- Exercise directions -
Exactly the lines from the one with "Give me the matplotlib source for this chart." through the one with "ax.plot(tt, fit_coef *", inclusive, are to be repeated, and the pictures are not.

- Given data -

※ ※ ※

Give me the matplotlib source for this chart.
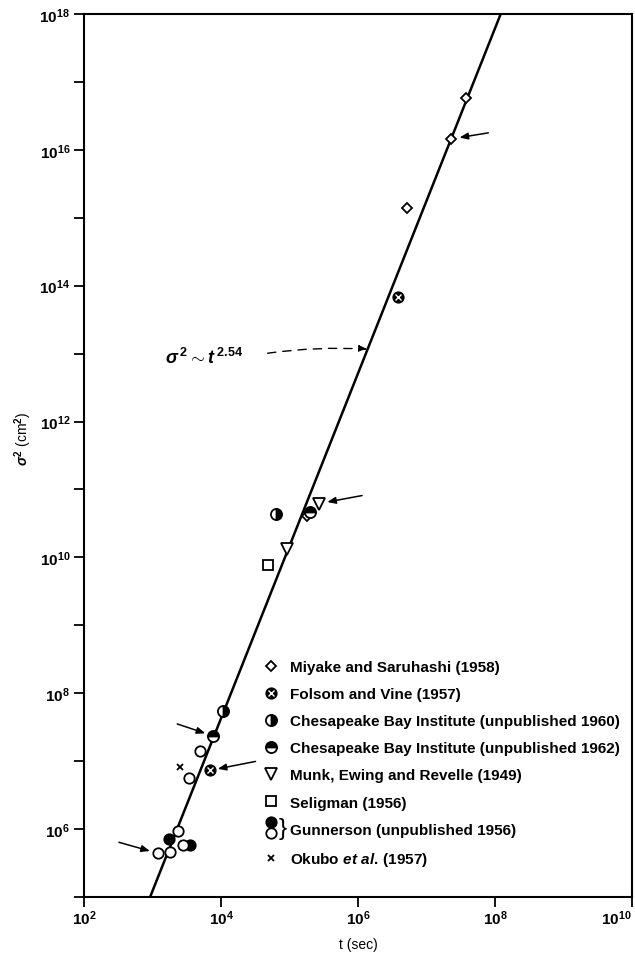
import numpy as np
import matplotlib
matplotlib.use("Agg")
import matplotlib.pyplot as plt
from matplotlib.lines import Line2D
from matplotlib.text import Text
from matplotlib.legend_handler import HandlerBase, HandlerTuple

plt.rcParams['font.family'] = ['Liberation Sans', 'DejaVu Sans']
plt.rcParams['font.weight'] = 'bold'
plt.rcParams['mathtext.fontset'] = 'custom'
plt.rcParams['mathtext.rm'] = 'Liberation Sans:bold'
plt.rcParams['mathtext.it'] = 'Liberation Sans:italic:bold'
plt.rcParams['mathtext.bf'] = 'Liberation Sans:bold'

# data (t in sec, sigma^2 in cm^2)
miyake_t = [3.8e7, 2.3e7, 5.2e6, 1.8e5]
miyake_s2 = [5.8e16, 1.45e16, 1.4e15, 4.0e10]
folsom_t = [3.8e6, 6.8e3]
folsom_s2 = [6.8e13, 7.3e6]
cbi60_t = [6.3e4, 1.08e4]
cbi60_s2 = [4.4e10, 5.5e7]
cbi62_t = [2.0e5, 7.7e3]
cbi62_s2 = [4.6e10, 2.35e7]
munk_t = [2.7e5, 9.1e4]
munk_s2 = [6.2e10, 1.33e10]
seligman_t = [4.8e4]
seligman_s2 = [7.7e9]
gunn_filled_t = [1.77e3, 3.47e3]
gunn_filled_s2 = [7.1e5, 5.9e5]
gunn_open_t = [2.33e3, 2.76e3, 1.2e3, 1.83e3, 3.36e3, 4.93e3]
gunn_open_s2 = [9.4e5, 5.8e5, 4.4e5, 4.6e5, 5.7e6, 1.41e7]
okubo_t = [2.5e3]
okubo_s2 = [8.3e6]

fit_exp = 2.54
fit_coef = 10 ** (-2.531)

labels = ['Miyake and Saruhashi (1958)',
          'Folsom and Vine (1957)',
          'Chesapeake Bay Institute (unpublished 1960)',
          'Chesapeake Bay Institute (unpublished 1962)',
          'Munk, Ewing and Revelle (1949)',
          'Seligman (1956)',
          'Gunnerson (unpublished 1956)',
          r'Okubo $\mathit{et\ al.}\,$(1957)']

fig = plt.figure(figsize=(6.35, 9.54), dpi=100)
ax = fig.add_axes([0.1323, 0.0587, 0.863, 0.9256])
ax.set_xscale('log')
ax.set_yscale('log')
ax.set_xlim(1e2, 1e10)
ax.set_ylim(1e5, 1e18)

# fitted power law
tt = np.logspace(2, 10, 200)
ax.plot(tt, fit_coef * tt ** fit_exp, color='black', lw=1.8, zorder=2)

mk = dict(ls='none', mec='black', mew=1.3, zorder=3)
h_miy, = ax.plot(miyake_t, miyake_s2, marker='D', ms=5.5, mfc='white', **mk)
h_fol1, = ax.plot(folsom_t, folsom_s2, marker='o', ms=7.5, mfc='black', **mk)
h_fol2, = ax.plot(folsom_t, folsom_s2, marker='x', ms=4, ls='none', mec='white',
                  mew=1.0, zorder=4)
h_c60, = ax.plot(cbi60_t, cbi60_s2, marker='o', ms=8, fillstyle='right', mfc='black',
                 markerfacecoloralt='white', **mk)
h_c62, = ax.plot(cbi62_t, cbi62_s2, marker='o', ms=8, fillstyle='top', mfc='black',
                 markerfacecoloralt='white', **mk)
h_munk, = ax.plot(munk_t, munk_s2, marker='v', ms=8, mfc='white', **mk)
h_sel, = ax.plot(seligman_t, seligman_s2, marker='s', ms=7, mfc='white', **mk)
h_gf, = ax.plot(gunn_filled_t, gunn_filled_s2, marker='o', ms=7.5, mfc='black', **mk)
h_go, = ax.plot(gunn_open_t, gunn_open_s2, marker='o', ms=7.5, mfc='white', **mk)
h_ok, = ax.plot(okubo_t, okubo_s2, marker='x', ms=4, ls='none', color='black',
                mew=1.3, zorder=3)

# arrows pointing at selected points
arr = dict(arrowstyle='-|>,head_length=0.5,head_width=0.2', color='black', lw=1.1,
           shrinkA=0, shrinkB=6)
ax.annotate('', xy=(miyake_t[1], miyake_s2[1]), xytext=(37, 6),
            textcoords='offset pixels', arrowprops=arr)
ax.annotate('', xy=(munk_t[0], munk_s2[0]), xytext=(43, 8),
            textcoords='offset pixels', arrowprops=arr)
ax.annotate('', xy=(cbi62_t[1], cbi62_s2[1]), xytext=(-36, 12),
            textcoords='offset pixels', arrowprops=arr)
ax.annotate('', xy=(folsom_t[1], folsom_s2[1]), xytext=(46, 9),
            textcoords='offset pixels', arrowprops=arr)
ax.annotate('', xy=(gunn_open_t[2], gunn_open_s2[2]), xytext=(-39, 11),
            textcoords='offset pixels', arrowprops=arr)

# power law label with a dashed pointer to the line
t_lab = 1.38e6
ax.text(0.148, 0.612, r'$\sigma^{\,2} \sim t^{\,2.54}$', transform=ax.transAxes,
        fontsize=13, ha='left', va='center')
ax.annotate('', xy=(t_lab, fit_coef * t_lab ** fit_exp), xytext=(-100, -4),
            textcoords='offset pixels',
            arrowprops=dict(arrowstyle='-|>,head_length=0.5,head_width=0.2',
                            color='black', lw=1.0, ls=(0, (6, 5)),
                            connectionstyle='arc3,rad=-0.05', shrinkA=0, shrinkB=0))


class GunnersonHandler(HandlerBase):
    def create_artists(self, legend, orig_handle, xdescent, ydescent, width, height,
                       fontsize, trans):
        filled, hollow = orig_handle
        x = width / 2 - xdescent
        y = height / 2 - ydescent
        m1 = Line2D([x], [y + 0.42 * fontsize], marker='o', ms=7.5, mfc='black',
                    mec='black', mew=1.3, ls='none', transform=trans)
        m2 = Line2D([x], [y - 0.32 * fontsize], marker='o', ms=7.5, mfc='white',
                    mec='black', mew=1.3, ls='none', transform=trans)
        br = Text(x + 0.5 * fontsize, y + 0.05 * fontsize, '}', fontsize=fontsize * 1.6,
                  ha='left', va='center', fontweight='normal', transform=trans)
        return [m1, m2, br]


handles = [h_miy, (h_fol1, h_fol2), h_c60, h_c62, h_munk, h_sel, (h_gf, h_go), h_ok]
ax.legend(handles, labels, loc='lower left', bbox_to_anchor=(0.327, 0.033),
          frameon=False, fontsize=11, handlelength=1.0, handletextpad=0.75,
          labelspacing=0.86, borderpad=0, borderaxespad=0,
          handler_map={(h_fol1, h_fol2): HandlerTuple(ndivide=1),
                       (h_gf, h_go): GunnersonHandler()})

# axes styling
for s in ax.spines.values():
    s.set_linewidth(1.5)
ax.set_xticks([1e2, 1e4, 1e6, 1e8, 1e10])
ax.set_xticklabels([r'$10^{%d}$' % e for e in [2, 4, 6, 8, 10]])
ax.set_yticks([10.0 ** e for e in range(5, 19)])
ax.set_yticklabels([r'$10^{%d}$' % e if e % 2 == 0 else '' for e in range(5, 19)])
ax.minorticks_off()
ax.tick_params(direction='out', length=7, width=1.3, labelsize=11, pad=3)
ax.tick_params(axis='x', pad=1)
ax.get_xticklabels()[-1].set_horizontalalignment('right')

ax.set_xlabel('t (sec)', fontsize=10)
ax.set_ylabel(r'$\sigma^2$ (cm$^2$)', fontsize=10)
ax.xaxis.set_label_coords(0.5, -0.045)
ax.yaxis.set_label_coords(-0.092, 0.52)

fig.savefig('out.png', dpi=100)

※ ※ ※

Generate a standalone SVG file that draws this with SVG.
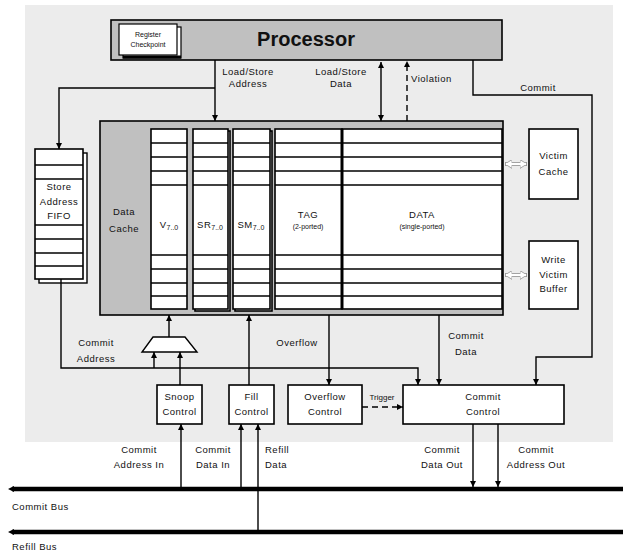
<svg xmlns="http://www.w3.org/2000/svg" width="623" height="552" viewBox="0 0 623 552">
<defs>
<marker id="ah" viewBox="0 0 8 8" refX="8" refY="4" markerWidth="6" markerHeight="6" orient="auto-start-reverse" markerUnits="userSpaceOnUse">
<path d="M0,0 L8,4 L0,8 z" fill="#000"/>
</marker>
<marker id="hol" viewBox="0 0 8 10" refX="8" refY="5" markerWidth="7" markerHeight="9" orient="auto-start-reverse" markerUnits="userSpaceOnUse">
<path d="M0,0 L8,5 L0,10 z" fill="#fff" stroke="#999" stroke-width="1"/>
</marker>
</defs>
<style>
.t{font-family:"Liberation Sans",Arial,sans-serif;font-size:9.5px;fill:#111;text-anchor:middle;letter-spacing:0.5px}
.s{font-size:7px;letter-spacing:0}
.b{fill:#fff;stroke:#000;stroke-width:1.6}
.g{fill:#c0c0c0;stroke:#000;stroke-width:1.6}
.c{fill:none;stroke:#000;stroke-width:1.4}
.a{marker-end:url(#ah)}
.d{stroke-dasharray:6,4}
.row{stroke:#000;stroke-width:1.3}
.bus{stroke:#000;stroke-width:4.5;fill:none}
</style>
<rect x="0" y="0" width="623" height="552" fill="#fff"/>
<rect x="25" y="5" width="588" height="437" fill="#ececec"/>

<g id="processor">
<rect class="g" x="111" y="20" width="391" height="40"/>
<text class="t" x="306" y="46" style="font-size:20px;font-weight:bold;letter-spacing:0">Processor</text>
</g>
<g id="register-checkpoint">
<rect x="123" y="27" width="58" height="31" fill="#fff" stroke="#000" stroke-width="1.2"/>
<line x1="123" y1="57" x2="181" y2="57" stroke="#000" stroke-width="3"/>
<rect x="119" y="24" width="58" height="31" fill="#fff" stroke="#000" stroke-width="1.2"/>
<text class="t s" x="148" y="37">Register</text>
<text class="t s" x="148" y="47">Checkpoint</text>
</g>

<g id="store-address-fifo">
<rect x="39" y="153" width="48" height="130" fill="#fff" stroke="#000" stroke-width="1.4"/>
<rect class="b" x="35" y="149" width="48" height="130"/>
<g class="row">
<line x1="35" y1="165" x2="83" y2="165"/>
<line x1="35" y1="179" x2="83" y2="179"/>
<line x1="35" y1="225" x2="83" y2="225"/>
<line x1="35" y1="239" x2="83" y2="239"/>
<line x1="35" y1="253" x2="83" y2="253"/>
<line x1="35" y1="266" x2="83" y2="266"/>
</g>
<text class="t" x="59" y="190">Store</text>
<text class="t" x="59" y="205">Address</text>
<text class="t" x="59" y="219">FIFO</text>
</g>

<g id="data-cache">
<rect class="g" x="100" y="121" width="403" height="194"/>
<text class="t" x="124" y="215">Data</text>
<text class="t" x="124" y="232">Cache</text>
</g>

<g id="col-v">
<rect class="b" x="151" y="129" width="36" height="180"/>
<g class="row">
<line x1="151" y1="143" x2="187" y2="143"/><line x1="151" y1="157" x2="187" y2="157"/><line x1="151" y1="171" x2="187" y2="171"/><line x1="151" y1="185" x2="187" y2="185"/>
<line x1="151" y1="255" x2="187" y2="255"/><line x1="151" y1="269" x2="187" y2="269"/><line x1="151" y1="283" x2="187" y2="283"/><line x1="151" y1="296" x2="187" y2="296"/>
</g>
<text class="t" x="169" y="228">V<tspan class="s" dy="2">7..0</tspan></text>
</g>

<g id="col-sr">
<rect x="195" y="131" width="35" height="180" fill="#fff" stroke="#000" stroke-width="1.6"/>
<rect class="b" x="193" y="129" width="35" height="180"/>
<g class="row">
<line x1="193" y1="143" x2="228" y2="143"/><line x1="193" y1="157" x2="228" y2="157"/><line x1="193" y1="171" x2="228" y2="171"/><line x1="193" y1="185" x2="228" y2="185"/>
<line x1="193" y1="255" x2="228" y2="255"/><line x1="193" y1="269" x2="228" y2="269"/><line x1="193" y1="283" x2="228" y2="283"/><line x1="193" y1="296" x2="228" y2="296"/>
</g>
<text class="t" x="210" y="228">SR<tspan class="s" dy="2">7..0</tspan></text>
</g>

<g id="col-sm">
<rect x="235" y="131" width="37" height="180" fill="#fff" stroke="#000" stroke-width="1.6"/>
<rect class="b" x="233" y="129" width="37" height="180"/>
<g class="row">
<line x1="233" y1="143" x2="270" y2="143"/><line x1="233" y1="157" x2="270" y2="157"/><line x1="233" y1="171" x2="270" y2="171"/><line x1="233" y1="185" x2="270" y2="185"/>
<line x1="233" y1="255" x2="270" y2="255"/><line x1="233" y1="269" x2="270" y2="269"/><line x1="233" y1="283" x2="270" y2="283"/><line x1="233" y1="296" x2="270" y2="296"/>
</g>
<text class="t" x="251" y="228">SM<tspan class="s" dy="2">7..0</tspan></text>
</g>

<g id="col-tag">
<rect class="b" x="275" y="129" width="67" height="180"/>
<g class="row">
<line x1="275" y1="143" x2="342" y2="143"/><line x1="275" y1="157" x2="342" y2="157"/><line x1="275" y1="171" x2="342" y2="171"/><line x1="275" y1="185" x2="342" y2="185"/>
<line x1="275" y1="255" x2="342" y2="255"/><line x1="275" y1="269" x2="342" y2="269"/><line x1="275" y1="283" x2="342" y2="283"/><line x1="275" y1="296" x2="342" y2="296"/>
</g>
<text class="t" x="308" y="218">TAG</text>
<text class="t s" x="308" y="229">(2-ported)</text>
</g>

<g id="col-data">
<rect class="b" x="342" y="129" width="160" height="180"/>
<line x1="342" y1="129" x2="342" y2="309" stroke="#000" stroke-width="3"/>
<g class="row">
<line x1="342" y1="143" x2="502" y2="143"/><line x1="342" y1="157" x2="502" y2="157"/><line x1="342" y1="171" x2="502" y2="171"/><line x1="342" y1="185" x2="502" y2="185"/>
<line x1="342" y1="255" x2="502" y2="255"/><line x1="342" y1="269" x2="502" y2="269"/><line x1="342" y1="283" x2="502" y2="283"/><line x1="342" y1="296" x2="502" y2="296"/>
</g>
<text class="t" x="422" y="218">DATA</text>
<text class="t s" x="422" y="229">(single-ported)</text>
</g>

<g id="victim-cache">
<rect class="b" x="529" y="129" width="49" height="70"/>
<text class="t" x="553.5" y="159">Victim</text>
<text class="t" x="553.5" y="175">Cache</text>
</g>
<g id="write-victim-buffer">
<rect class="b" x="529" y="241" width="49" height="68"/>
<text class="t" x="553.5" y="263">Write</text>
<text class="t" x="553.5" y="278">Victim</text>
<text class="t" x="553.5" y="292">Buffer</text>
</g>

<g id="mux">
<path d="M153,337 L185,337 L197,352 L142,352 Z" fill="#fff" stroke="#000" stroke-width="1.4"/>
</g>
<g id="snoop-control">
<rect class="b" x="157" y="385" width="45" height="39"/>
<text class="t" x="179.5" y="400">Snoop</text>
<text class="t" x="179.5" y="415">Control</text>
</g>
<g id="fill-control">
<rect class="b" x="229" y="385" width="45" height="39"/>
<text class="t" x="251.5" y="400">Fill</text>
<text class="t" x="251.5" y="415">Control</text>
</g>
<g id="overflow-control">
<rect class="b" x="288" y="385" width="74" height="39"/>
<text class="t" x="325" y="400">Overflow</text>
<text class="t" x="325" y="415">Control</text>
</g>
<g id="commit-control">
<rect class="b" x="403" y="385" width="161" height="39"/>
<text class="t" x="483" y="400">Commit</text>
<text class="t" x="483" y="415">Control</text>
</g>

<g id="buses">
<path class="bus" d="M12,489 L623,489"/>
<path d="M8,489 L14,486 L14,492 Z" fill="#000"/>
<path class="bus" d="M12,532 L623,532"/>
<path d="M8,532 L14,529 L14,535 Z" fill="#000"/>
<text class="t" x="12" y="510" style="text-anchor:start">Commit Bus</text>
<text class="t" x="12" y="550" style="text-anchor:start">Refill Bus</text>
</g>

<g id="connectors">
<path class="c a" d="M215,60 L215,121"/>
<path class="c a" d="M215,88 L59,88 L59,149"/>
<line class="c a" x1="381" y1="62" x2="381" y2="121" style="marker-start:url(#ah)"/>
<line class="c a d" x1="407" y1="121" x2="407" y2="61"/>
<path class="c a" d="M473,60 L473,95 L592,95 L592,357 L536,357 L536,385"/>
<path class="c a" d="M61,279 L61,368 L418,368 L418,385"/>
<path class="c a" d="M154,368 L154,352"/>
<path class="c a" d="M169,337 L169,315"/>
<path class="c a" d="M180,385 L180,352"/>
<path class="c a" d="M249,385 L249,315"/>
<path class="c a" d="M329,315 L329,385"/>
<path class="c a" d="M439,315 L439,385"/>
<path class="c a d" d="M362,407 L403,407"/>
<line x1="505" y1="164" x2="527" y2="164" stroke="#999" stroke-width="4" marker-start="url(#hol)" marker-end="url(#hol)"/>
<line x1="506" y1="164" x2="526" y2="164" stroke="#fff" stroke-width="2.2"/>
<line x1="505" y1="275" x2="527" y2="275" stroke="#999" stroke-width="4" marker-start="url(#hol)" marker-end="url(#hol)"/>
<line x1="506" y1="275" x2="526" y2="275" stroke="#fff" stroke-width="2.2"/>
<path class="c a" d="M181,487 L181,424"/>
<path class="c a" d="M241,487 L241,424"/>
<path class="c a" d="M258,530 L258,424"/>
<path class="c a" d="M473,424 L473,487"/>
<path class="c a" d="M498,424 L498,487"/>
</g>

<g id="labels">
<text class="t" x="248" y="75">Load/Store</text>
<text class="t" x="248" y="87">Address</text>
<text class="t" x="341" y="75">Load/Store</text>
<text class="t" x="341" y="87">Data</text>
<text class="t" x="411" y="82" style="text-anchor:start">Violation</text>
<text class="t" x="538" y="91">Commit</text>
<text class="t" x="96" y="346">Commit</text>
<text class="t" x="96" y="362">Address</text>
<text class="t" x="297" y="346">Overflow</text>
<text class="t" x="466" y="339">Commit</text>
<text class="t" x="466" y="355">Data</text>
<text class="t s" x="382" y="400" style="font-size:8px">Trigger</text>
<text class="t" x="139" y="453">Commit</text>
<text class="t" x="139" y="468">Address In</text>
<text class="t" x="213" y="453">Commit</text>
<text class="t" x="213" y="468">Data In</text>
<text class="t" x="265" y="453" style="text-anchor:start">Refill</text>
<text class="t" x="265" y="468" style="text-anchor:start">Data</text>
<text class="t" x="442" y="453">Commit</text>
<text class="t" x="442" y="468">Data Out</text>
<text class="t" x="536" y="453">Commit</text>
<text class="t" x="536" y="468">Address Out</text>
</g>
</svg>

※ ※ ※

- Exercise solution -
Give me the matplotlib source for this chart.
import numpy as np
import matplotlib
matplotlib.use("Agg")
import matplotlib.pyplot as plt
from matplotlib.lines import Line2D
from matplotlib.text import Text
from matplotlib.legend_handler import HandlerBase, HandlerTuple

plt.rcParams['font.family'] = ['Liberation Sans', 'DejaVu Sans']
plt.rcParams['font.weight'] = 'bold'
plt.rcParams['mathtext.fontset'] = 'custom'
plt.rcParams['mathtext.rm'] = 'Liberation Sans:bold'
plt.rcParams['mathtext.it'] = 'Liberation Sans:italic:bold'
plt.rcParams['mathtext.bf'] = 'Liberation Sans:bold'

# data (t in sec, sigma^2 in cm^2)
miyake_t = [3.8e7, 2.3e7, 5.2e6, 1.8e5]
miyake_s2 = [5.8e16, 1.45e16, 1.4e15, 4.0e10]
folsom_t = [3.8e6, 6.8e3]
folsom_s2 = [6.8e13, 7.3e6]
cbi60_t = [6.3e4, 1.08e4]
cbi60_s2 = [4.4e10, 5.5e7]
cbi62_t = [2.0e5, 7.7e3]
cbi62_s2 = [4.6e10, 2.35e7]
munk_t = [2.7e5, 9.1e4]
munk_s2 = [6.2e10, 1.33e10]
seligman_t = [4.8e4]
seligman_s2 = [7.7e9]
gunn_filled_t = [1.77e3, 3.47e3]
gunn_filled_s2 = [7.1e5, 5.9e5]
gunn_open_t = [2.33e3, 2.76e3, 1.2e3, 1.83e3, 3.36e3, 4.93e3]
gunn_open_s2 = [9.4e5, 5.8e5, 4.4e5, 4.6e5, 5.7e6, 1.41e7]
okubo_t = [2.5e3]
okubo_s2 = [8.3e6]

fit_exp = 2.54
fit_coef = 10 ** (-2.531)

labels = ['Miyake and Saruhashi (1958)',
          'Folsom and Vine (1957)',
          'Chesapeake Bay Institute (unpublished 1960)',
          'Chesapeake Bay Institute (unpublished 1962)',
          'Munk, Ewing and Revelle (1949)',
          'Seligman (1956)',
          'Gunnerson (unpublished 1956)',
          r'Okubo $\mathit{et\ al.}\,$(1957)']

fig = plt.figure(figsize=(6.35, 9.54), dpi=100)
ax = fig.add_axes([0.1323, 0.0587, 0.863, 0.9256])
ax.set_xscale('log')
ax.set_yscale('log')
ax.set_xlim(1e2, 1e10)
ax.set_ylim(1e5, 1e18)

# fitted power law
tt = np.logspace(2, 10, 200)
ax.plot(tt, fit_coef * tt ** fit_exp, color='black', lw=1.8, zorder=2)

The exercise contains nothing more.